Testo e foto di Letizia Sgalambro
C’è un museo a Udine che da solo vale la visita alla città.
Casa Cavazzini è un museo di arte moderna e contemporanea in uno splendido edificio nel centro storico della città ristrutturato da pochi anni.
La bellezza del museo risiede nelle opere che contiene, nella sua installazione, nella sua storia e anche nel fatto che è possibile visitarlo in pace, con tutta calma perché non è troppo frequentato e quindi può capitare di essere l’unico visitatore. Da brivido.
La storia: sia l’edificio che buona parte delle opere sono frutto di donazioni. Il palazzo è stato acquisito da Comune per disposizione testamentaria del commerciante udinese Dante Cavazzini a fine anni ‘80 e all’interno del museo rimane in esposizione una parte dell’appartamento originale.

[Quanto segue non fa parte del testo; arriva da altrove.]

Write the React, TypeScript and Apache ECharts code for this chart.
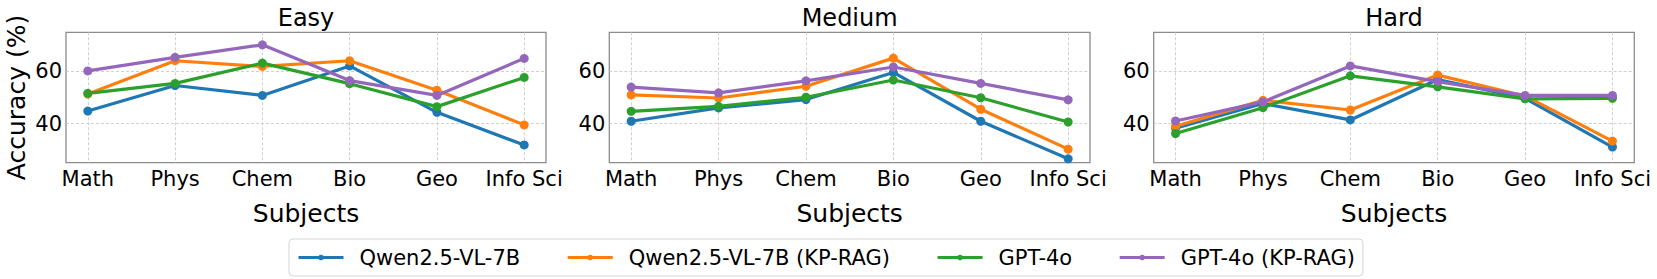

Per una parte delle opere si deve ringraziare un altro udinese vissuto circa un secolo prima del precedente: la collezione Marangoni è stata donata al Comune di Udine nel 1885 con l’obbligo che questo provvedesse ogni anno all’acquisto di uno o più opere di qualche giovane artista di merito. Da qui una varietà di autori, a volte all’epoca neanche troppo noti.
Anche la famiglia Astaldi ha deciso di donare al Comune la propria collezione: 120 pezzi fra cui alcuni De Chirico, Ottone Rosai, Carrá, Guttuso, Picasso, Chagal e tanti altri.
L’ultima sezione del museo è frutto invece di una donazione di origine Americana. Subito dopo il terremoto in Friuli, del 1976 alcuni artisti statunitensi decisero di far pervenire alla città una loro opera da vendere all’asta, per raccogliere denaro per la ricostruzione.
Le autorità locali decisero però in altro modo: le opere sono state tenute ed esposte, arricchendo la sezione di arte contemporanea del museo.
In una varietà di opere così ampia è difficile fare preferenze, ma per me un occhio di riguardo lo hanno avuto i fratelli Basaldella, artisti dei primi del ‘900, e Mirko in particolare. Ho fatto fatica a uscire dalla sala a lui dedicata per l’alternarsi di emozioni che le sue opere mi hanno risvegliato.
Quando sono ben organizzati, i musei provocano in me strane fantasie, inutile dire che sono uscita da Casa Cavazzini con la testa piena!